For controls the commands I have used so far are below:
fastq.info(fastq=R_2021_10_05_12_00_01_user_S51010052021_Chip.fastq)
summary.seqs(fasta=R_2021_10_05_12_00_01_user_S51010052021_Chip.fasta, processors=8)
trim.seqs(fasta=R_2021_10_05_12_00_01_user_S51010052021_Chip.fasta, oligos=CXMicroMothurOligos.txt, maxambig=0, maxhomop=6, bdiffs=0, pdiffs=0, minlength=265, keepfirst=310, flip=F, processors=8)
summary.seqs(fasta=current, processors=8)
get.current()
unique.seqs(fasta=current)
get.current()
summary.seqs(fasta=current, name=current, processors=8)
count.seqs(name=current, group=current)
get.current()
#pcr.seqs(fasta=silva.nr_v138_1.align,start=11895,end=25318,keepdots=F,processors=32)
#rename.file(input=silva.nr_v138_1.pcr.align,new=silva.v4.fasta)
#summary.seqs(fasta=silva.v4.fasta)
#get.current()
align.seqs(fasta=current, reference=silva.v4.fasta, processors=2)
summary.seqs(fasta=current, count=current, processors=8)
get.current()
summary.seqs(fasta=current, count=current, processors=8)
screen.seqs(fasta=current, count=current, summary=current, start=1967, optimize=end, criteria=95, processors=8)
summary.seqs(fasta=current, count=current, processors=8)
filter.seqs(fasta=current, vertical=T, trump=.)
summary.seqs(fasta=current, count=current, processors=8)
unique.seqs(fasta=current, count=current)
summary.seqs(fasta=current, count=current, processors=8)
get.current()
pre.cluster(fasta=current, count=current, diffs=2)
summary.seqs(fasta=current, count=current, processors=8)
chimera.vsearch(fasta=current, count=current, dereplicate=t)
remove.seqs(accnos=current, fasta=current)
summary.seqs(fasta=current, count=current, processors=8)
classify.seqs(fasta=current, count=current, template=silva.nr_v138_1.align, taxonomy=silva.nr_v138_1.tax, cutoff=80, processors=8)
remove.lineage(fasta=current, count=current, taxonomy=current, taxon=Chloroplast-Mitochondria-unknown-Eukaryota)
summary.seqs(fasta=current, count=current, processors=8)
summary.tax(taxonomy=current, count=current)
get.current()
rename.file(fasta=current, count=current, taxonomy=current, prefix=10052021)
dist.seqs(fasta=current, cutoff=0.03)
I have been struggling with understanding the type of computer power and storage needed since I’m new to using Mothur and analyzing data without the use of prebuilt tools (RDPipeline).

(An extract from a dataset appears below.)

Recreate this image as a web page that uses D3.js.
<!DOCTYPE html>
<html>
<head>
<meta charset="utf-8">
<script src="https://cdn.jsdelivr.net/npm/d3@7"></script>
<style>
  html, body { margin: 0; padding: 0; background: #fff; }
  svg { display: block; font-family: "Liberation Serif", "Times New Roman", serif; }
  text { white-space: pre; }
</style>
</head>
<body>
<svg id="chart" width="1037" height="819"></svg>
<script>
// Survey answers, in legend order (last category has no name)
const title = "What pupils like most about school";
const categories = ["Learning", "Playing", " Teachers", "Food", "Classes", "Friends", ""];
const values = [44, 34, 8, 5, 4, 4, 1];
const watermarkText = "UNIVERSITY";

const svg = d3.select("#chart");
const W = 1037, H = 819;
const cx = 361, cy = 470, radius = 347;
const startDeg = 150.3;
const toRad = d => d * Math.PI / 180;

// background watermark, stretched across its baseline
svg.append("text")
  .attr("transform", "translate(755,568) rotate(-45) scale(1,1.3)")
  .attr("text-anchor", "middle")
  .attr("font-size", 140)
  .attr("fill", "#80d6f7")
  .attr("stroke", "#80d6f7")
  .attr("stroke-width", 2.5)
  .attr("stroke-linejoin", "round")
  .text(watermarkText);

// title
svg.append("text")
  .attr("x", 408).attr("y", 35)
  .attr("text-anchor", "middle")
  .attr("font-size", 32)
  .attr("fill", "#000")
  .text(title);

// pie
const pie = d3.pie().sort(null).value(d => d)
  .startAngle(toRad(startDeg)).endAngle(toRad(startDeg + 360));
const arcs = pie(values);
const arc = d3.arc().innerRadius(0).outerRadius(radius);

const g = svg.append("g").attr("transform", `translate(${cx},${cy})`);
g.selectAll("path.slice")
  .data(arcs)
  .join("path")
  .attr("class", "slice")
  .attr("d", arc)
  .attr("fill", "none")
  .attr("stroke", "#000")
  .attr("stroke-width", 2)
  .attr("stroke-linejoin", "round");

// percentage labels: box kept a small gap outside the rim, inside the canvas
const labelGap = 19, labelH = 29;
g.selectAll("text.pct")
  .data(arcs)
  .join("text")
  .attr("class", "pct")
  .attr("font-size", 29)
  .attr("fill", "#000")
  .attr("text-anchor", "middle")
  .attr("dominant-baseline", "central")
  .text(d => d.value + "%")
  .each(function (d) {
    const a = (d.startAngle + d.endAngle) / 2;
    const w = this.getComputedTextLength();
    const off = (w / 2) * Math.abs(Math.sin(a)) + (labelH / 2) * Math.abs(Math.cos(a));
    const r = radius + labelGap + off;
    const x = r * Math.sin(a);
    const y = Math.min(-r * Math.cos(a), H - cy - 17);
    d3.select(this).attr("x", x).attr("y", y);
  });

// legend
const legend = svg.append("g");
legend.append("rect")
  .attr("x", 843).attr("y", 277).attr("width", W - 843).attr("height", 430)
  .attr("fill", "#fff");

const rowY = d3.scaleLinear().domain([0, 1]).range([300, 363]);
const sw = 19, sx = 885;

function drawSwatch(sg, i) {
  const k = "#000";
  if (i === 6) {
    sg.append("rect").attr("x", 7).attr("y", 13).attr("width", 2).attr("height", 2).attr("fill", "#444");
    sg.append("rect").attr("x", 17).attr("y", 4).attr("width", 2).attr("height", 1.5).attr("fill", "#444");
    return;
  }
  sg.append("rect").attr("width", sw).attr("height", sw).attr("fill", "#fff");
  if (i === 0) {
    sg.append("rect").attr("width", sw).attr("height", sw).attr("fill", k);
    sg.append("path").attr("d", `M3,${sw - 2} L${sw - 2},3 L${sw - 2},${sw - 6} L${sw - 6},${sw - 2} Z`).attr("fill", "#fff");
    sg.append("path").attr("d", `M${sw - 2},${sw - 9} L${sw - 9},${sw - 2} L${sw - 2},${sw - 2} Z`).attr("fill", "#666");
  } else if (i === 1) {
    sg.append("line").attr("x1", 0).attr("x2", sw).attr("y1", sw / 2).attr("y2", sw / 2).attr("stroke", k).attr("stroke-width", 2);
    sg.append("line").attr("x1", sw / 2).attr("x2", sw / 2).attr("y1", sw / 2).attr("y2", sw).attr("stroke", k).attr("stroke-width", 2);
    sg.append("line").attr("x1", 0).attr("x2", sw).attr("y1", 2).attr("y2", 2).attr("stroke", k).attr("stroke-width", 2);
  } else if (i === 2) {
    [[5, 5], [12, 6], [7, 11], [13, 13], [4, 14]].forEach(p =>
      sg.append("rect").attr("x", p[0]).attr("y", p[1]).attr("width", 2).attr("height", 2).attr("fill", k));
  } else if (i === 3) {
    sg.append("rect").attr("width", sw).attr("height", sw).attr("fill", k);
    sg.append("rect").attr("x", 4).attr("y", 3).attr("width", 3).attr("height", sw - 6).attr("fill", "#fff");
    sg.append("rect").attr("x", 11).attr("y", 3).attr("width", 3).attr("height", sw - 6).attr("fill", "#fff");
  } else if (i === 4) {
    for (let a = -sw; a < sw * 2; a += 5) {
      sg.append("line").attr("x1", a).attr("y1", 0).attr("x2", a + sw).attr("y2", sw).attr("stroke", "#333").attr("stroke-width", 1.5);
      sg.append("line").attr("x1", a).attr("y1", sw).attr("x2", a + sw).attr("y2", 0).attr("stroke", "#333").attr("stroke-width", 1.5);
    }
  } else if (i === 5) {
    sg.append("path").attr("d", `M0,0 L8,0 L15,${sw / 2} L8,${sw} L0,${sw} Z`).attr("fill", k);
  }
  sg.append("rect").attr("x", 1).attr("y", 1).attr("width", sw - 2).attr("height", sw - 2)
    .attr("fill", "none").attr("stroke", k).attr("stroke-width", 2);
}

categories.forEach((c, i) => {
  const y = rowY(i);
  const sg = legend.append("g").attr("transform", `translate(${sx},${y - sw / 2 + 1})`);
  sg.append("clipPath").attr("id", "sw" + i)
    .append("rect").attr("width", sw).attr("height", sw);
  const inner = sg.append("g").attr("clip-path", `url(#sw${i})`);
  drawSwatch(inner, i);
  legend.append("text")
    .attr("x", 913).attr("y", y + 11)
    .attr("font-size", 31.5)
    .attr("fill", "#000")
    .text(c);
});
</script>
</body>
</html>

Since I have started using Mothur I can see the size of my files (32KB to 56,000KB in reference to barcoded count tables/map files and 500,000KB in reference to precluster files), the number of sequences, and the average bp size (265-285). This raw multiplexed FASTQ file was about 2 million KB and FASTA was 2 million KB. The trimmed unique good align files were about 22 million KB. I do not have enough of a computer background to know how this all translates to the CPUs, storage, RAM etc needed. Therefore when I ask IT or computer cloud company reps it is really hard for me to find a way to communicate what is needed.
I have a call scheduled with a rep from the Microsoft Azure team in the New Year. However, I have no clue what to tell them to help get a better set up.

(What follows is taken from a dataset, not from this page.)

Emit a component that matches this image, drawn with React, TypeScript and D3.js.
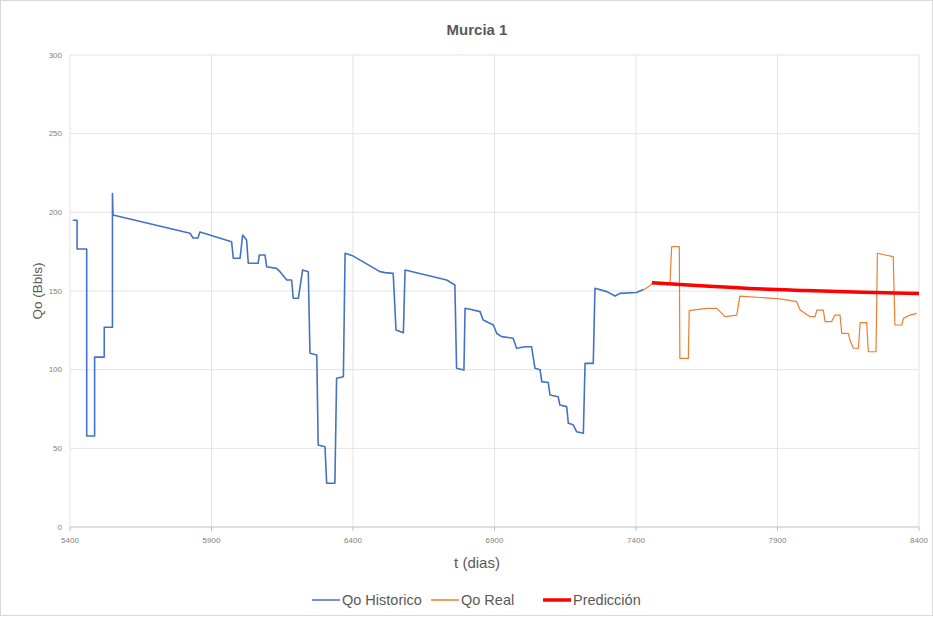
import React from "react";
import * as d3 from "d3";

const title = "Murcia 1";
const xTicks = [5400, 5900, 6400, 6900, 7400, 7900, 8400];
const yTicks = [0, 50, 100, 150, 200, 250, 300];
const seriesNames = ["Qo Historico", "Qo Real", "Predicción"];

// Qo Historico (t, Qo)
const historico: [number, number][] = [
  [5410, 195], [5425, 195], [5425, 176.7], [5459, 176.7], [5459, 57.8], [5487, 57.8],
  [5487, 108], [5521, 108], [5521, 127], [5550, 127], [5550, 212], [5552, 198.3],
  [5824, 186.7], [5835, 183.7], [5852, 183.7], [5859, 187.5], [5971, 181.3], [5977, 170.8],
  [6001, 170.8], [6010, 185.6], [6024, 182.4], [6030, 167.6], [6065, 167.6], [6069, 172.9],
  [6089, 172.9], [6095, 165.4], [6130, 164.4], [6142, 162.3], [6166, 157], [6183, 157],
  [6189, 145.4], [6207, 145.4], [6222, 163.4], [6242, 162.3], [6248, 110.4], [6272, 109.3],
  [6277, 52.1], [6301, 51], [6307, 27.8], [6336, 27.8], [6342, 94.5], [6366, 95.5],
  [6372, 174], [6401, 172.2], [6495, 162.3], [6513, 161.7], [6542, 161.2], [6552, 125.2],
  [6578, 123.5], [6584, 163.3], [6731, 157], [6760, 153.8], [6766, 100.9], [6792, 99.8],
  [6796, 139], [6813, 138.4], [6849, 136.9], [6860, 131.6], [6896, 128.4], [6908, 123],
  [6925, 121], [6966, 120], [6978, 113.6], [7008, 114.6], [7031, 114.6], [7043, 100.9],
  [7061, 100], [7067, 92.4], [7090, 91.8], [7096, 83.9], [7125, 82.8], [7131, 77.5],
  [7155, 76.5], [7161, 65.9], [7178, 65], [7190, 60.6], [7214, 59.6], [7220, 104],
  [7249, 104], [7255, 151.7], [7297, 149.6], [7326, 146.8], [7343, 148.5], [7402, 149],
  [7426, 151],
];

// Qo Real (t, Qo)
const real: [number, number][] = [
  [7426, 150.6], [7444, 152.7], [7461, 154.9], [7520, 154.9], [7526, 178.2], [7553, 178.2],
  [7555, 107.2], [7585, 107.2], [7588, 137.5], [7650, 139], [7685, 139], [7697, 136.9],
  [7715, 133.7], [7756, 134.7], [7767, 146.8], [7909, 145], [7968, 143.2], [7980, 137.9],
  [8015, 133.7], [8033, 133.7], [8039, 137.9], [8062, 137.9], [8068, 130.5], [8091, 130.5],
  [8103, 134.7], [8121, 134.7], [8127, 123.1], [8150, 123.1], [8156, 118.9], [8168, 113.6],
  [8186, 113.6], [8192, 129.9], [8215, 129.9], [8221, 111.4], [8248, 111.4], [8253, 174],
  [8280, 172.9], [8309, 171.8], [8315, 128.4], [8339, 128.4], [8345, 132.6], [8368, 134.7],
  [8392, 135.8],
];

// Predicción (t, Qo)
const prediccion: [number, number][] = [
  [7456, 155.3], [7600, 153.6], [7800, 151.6], [8000, 150.3], [8200, 149.2], [8400, 148.4],
];

const W = 933, H = 618;
const M = { left: 70, right: 14, top: 55, bottom: 91 };

export default function App() {
  const x = d3.scaleLinear().domain([5400, 8400]).range([M.left, W - M.right]);
  const y = d3.scaleLinear().domain([0, 300]).range([H - M.bottom, M.top]);
  const line = d3.line<[number, number]>().x(d => x(d[0])).y(d => y(d[1]));
  const smooth = d3.line<[number, number]>().x(d => x(d[0])).y(d => y(d[1])).curve(d3.curveMonotoneX);
  const font = "'Liberation Sans', Arial, sans-serif";
  const colors = ["#4472C4", "#ED7D31", "#FF0000"];
  const widths = [1.6, 1.2, 3.5];
  const legendX = [312, 431, 543];
  return (
    <svg width={W} height={H} style={{ position: "absolute", left: 0, top: 0, background: "#fff" }} fontFamily={font}>
      <rect x={0.5} y={0.5} width={W - 1} height={H - 3} fill="#fff" stroke="#d9d9d9" />
      {yTicks.map(t => (
        <g key={"y" + t}>
          <line x1={M.left} x2={W - M.right} y1={y(t)} y2={y(t)} stroke={t === 0 ? "#bfbfbf" : "#e3e3e3"} strokeWidth={1} />
          <text x={M.left - 8} y={y(t)} dy="0.35em" textAnchor="end" fontSize={8} fill="#7f7f7f">{t}</text>
        </g>
      ))}
      {xTicks.map(t => (
        <g key={"x" + t}>
          <line x1={x(t)} x2={x(t)} y1={M.top} y2={y(0)} stroke="#e3e3e3" strokeWidth={1} />
          <line x1={x(t)} x2={x(t)} y1={y(0)} y2={y(0) + 4} stroke="#bfbfbf" strokeWidth={1} />
          <text x={x(t)} y={y(0) + 16} textAnchor="middle" fontSize={8} fill="#7f7f7f">{t}</text>
        </g>
      ))}
      <path d={line(historico) || ""} fill="none" stroke={colors[0]} strokeWidth={widths[0]} strokeLinejoin="round" />
      <path d={line(real) || ""} fill="none" stroke={colors[1]} strokeWidth={widths[1]} strokeLinejoin="round" />
      <path d={smooth(prediccion) || ""} fill="none" stroke={colors[2]} strokeWidth={widths[2]} />
      <text x={477} y={35} textAnchor="middle" fontSize={15} fontWeight="bold" fill="#595959">{title}</text>
      <text x={477} y={568} textAnchor="middle" fontSize={15} fill="#595959">t (dias)</text>
      <text transform={`translate(42,${(M.top + H - M.bottom) / 2}) rotate(-90)`} textAnchor="middle" fontSize={13.5} fill="#595959">Qo (Bbls)</text>
      {seriesNames.map((n, i) => (
        <g key={n}>
          <line x1={legendX[i]} x2={legendX[i] + 28} y1={600} y2={600} stroke={colors[i]} strokeWidth={i === 2 ? 3.5 : 1.5} />
          <text x={legendX[i] + 30} y={600} dy="0.35em" fontSize={14.5} fill="#595959">{n}</text>
        </g>
      ))}
    </svg>
  );
}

Do you have any pointers on what I should be communicating to IT and cloud computer reps that makes it clear for what is needed based on the data?

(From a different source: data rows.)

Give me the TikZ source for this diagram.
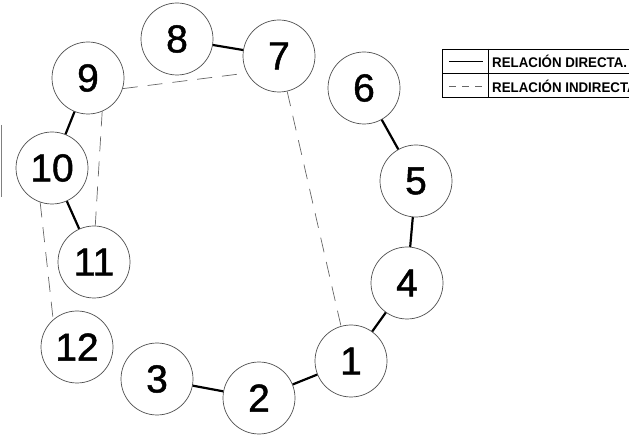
\documentclass[tikz,border=0pt]{standalone}
\usepackage{fontspec}
\setmainfont{Liberation Sans}
\newfontfamily\digitos[FakeBold=1.2]{Liberation Sans}

\begin{document}
\begin{tikzpicture}[x=1pt, y=-1pt,
  estado/.style={circle, draw=black!70, line width=0.7pt, minimum size=72pt,
    inner sep=0pt, font=\digitos\fontsize{39}{39}\selectfont},
  directa/.style={line width=2.2pt},
  indirecta/.style={draw=black!60, line width=0.7pt, dash pattern=on 15pt off 10pt},
  leyenda/.style={anchor=west, inner sep=0pt, font=\bfseries\fontsize{14}{14}\selectfont}]
  \clip (0,0) rectangle (629,435);
  % estados
  \foreach \n/\x/\y in {1/351/361, 2/259/398, 3/157/379, 4/407/283, 5/416/181,
      6/364/88, 7/279/56, 8/177/39, 9/88/78, 10/52/168, 11/94/262, 12/77/347} {
    \node[estado] (n\n) at (\x,\y) {\n};
  }
  % relaciones directas
  \foreach \a/\b in {8/7, 6/5, 5/4, 4/1, 1/2, 2/3, 9/10, 10/11} {
    \draw[directa] (n\a) -- (n\b);
  }
  % relaciones indirectas
  \draw[indirecta] (n9.-17) -- (n7.-152);
  \draw[indirecta] (n7.-77) -- (n1.106);
  \draw[indirecta] (n9.-67) -- (n11.88);
  \draw[indirecta] (n10.-109) -- (n12.131);
  % leyenda
  \draw[line width=0.6pt] (442,49) rectangle (660,97);
  \draw[line width=0.6pt] (442,73) -- (660,73);
  \draw[line width=0.6pt] (488,49) -- (488,97);
  \draw[line width=0.7pt] (449,61) -- (483,61);
  \draw[indirecta, dash pattern=on 7pt off 6pt] (449,86) -- (485,86);
  \node[leyenda] (ley1) at (492,61) {\scalebox{0.95}[1]{RELACIÓN DIRECTA.}};
  \node[leyenda] (ley2) at (492,86) {\scalebox{0.95}[1]{RELACIÓN INDIRECTA.}};
  % trazo suelto
  \draw[black!50, line width=1pt] (1,125) -- (1,197);
\end{tikzpicture}
\end{document}
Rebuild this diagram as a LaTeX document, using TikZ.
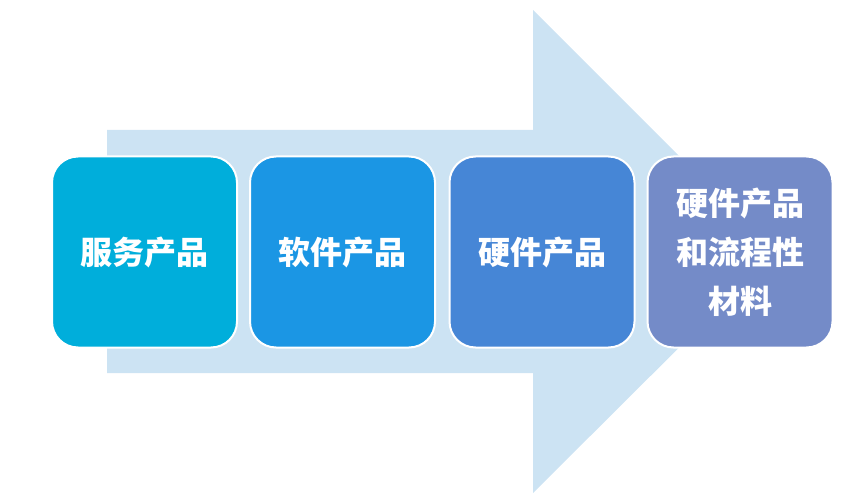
\documentclass[tikz,border=0pt]{standalone}
\usepackage{fontspec}
\newfontfamily\cjk{Noto Sans CJK SC}
\definecolor{shaftblue}{RGB}{204,227,243}
\definecolor{boxcyan}{RGB}{0,174,219}
\definecolor{boxsky}{RGB}{27,150,228}
\definecolor{boxblue}{RGB}{70,134,214}
\definecolor{boxslate}{RGB}{116,139,200}
\begin{document}
\begin{tikzpicture}[x=1pt,y=-1pt,
		stagebox/.style={draw=white,line width=2pt,rounded corners=26pt,
			minimum width=185pt,minimum height=191pt,inner sep=0pt,
			text=white,align=center,font=\cjk\bfseries\fontsize{32}{49}\selectfont}]
		\useasboundingbox (0,0) rectangle (861,497);
		\coordinate (A) at (107,130);
		\coordinate (B) at (533,130);
		\coordinate (C) at (533,10);
		\coordinate (D) at (775,252);
		\coordinate (E) at (533,493);
		\coordinate (F) at (533,373);
		\coordinate (G) at (107,373);
		\fill [shaftblue] (A)--(B)--(C)--(D)--(E)--(F)--(G)--cycle;
		\node [stagebox,fill=boxcyan]  (S1) at (144.5,252) {服务产品};
		\node [stagebox,fill=boxsky]   (S2) at (342.5,252) {软件产品};
		\node [stagebox,fill=boxblue]  (S3) at (542,252)   {硬件产品};
		\node [stagebox,fill=boxslate] (S4) at (740,252)   {硬件产品\\和流程性\\材料};
\end{tikzpicture}
\end{document}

If it helps so far I know the following now that I am further along in analyzing this data set:
• I only have access to Microsoft Azure ( I’m working in a business structure that uses Microsoft products where the type of computer, parts, setup, etc has to go through IT after I communicate what it needed)
• To test out Mothur I chose to use FASTQ data that had about 47 barcodes (47 samples) of data. However there are times where I will have a FASTQ file with 32 to 72 barcodes (32-72 samples) of data so these sizes can be smaller or larger than what I am testing out now. In about a year I process about 10-15 chips that produce Mutilplexed FASTQ files. All this data must be saved.
• During this trial of 47 barcoded multiplexed data up to the summary.tax step all the file sizes range from 9KB to 22 million KB. Which doesn’t seem like a lot of space when converted to GBs.
• I am extremely comfortable with Ubuntu, Notepad++, command-lines, and virtual machine language. I was able to adequately install Ubuntu Shell, ARB Project files, and Mothur. However, in the past this was all set up via University help and I really only got the use of the preset up tools experience. Now that I am not in a university setting it’s a bit different.
• The type of computer I was provided initially was 16 GB RAM, 64 bit operating system, and Intel Core Processor i5, Base speed 2.21 GHz, Cores 4, and logical processors 8.
• I have also tried a computer with the following specs: 4 GB RAM, 64 bit operating system, and Intel Core Processor TM CPU 1.00 GHz, Base speed 1.61 GHz, Cores 2, and logical processors 4.